TECHS-BKは生産工程の一元管理をするだけでなく、進捗状況を可視化やハンディターミナルによる原価集計など工数を削減する機能を搭載しています。

また、蓄積された過去のデータをスピーディーに参照できるため、見積作成や価格交渉など営業活動にも役立てられます。

生産革命ファミリー

出典:生産革命ファミリー
特徴さまざまな業種・業態に対応でき、生産管理システムシェアNo.1を獲得するなど実績も豊富
費用要問い合わせ

大塚商会が販売している生産革命ファミリーは、生産管理システムのシェアNo.1を獲得するなど高い評価を受けています。

生産革命ファミリーの特徴は業種・業態に合わせた6つのパッケージです。
どのパッケージも業種・業態それぞれの特徴を踏まえたうえで設計されています。
また、パッケージを組み合わせることで、生産性や効率性のさらなる向上を実現できます。

ものレボ

出典:ものレボ
特徴使いやすいインターフェースと直感的な操作で生産工程を一目で把握できる
費用スタンダード:月額10万円
スタンダードプラス:月額12万8千円
ネクスト:月額15万6000円

ものレボは現場ファーストでデザインされたインターフェースによって、誰でも使える操作性の高さが特徴の生産管理システムです。
品番・数量・納期を入力するだけで、複雑な操作をしなくてもガントチャートが作成でき、進捗状況を簡単に把握できます。

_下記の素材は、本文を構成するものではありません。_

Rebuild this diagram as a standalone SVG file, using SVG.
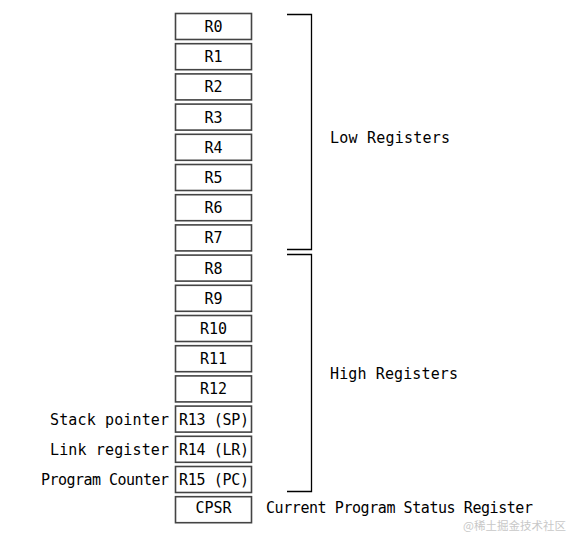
<svg xmlns="http://www.w3.org/2000/svg" width="574" height="535" viewBox="0 0 574 535">
<style>
.b rect{fill:#fff;stroke:#444;stroke-width:1.6}
text{font-family:"DejaVu Sans Mono","Liberation Mono",monospace;font-size:15px;fill:#000}
.c{text-anchor:middle}
.e{text-anchor:end}
.br{fill:none;stroke:#000;stroke-width:1.3}
</style>
<rect width="574" height="535" fill="#fff"/>
<g id="r0" class="b"><rect x="175.5" y="13.5" width="76" height="26"/><text class="c" x="213.5" y="32">R0</text></g>
<g id="r1" class="b"><rect x="175.5" y="43.7" width="76" height="26"/><text class="c" x="213.5" y="62.2">R1</text></g>
<g id="r2" class="b"><rect x="175.5" y="73.9" width="76" height="26"/><text class="c" x="213.5" y="92.4">R2</text></g>
<g id="r3" class="b"><rect x="175.5" y="104.1" width="76" height="26"/><text class="c" x="213.5" y="122.6">R3</text></g>
<g id="r4" class="b"><rect x="175.5" y="134.3" width="76" height="26"/><text class="c" x="213.5" y="152.8">R4</text></g>
<g id="r5" class="b"><rect x="175.5" y="164.5" width="76" height="26"/><text class="c" x="213.5" y="183">R5</text></g>
<g id="r6" class="b"><rect x="175.5" y="194.7" width="76" height="26"/><text class="c" x="213.5" y="213.2">R6</text></g>
<g id="r7" class="b"><rect x="175.5" y="224.9" width="76" height="26"/><text class="c" x="213.5" y="243.4">R7</text></g>
<g id="r8" class="b"><rect x="175.5" y="255.1" width="76" height="26"/><text class="c" x="213.5" y="273.6">R8</text></g>
<g id="r9" class="b"><rect x="175.5" y="285.3" width="76" height="26"/><text class="c" x="213.5" y="303.8">R9</text></g>
<g id="r10" class="b"><rect x="175.5" y="315.5" width="76" height="26"/><text class="c" x="213.5" y="334">R10</text></g>
<g id="r11" class="b"><rect x="175.5" y="345.7" width="76" height="26"/><text class="c" x="213.5" y="364.2">R11</text></g>
<g id="r12" class="b"><rect x="175.5" y="375.9" width="76" height="26"/><text class="c" x="213.5" y="394.4">R12</text></g>
<g id="r13" class="b"><rect x="175.5" y="406.1" width="76" height="26"/><text class="c" x="214" y="424.6" textLength="70">R13 (SP)</text><text class="e" x="169" y="425" textLength="119">Stack pointer</text></g>
<g id="r14" class="b"><rect x="175.5" y="436.3" width="76" height="26"/><text class="c" x="214" y="454.8" textLength="70">R14 (LR)</text><text class="e" x="169" y="455.2" textLength="119">Link register</text></g>
<g id="r15" class="b"><rect x="175.5" y="466.5" width="76" height="26"/><text class="c" x="214" y="485" textLength="70">R15 (PC)</text><text class="e" x="169" y="485.4" textLength="128">Program Counter</text></g>
<g id="cpsr" class="b"><rect x="175.5" y="496.7" width="76" height="26"/><text class="c" x="213.5" y="512.5">CPSR</text><text x="266" y="513" textLength="267">Current Program Status Register</text></g>
<g id="connectors">
<path class="br" d="M287 14.5H311.5V249.5H287"/>
<path class="br" d="M287 254.5H311.5V491.5H287"/>
</g>
<g id="low"><text x="330" y="143" textLength="120">Low Registers</text></g>
<g id="high"><text x="330" y="379" textLength="128">High Registers</text></g>
<text x="463" y="530" style="font-family:'Noto Sans CJK SC','Noto Sans',sans-serif;font-size:11.5px;fill:#c8c8c8">@稀土掘金技术社区</text>
</svg>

基本プランは工程管理のみですが、プランを変更すれば在庫管理や受発注管理を追加できます。

TPiCS

出典:TPiCS
特徴多彩な機能を搭載しているうえに多用な生産方式に対応
費用要問い合わせ

TPiCSは1パッケージで量産繰返生産や少量多品種生産だけでなく、通常の生産管理システムでは対応しにくい個別受注生産にも対応できます。
さらにオプション機能も豊富であり、海外の言語にも対応できるなど、高い拡張性も魅力です。

TPiCSはオンプレミス型・サブスクリプション型で購入でき、料金形態も多様です。そのため自社の予算に合わせて購入しやすく、手軽に導入できます。

生産管理システムを導入して事業の成長を実現しよう

生産管理システムは複雑化しやすい生産管理をスマートにし、業務の効率化やタイムラグのない情報共有を実現できるものです。
適切に運用すれば煩雑な管理業務のスリム化・在庫の適正化によるコスト削減・リードタイムの短縮・人的ミスの削減など、さまざまなメリットが得られます。

もし生産管理システムを導入するなら、費用や特徴を比較して自社に合ったものを丁寧に吟味しましょう。
また、自社の生産方式や業務範囲とシステムがマッチしているかの確認も不可欠です。

ぜひ本記事を理想的な生産管理システムの導入に役立ててください。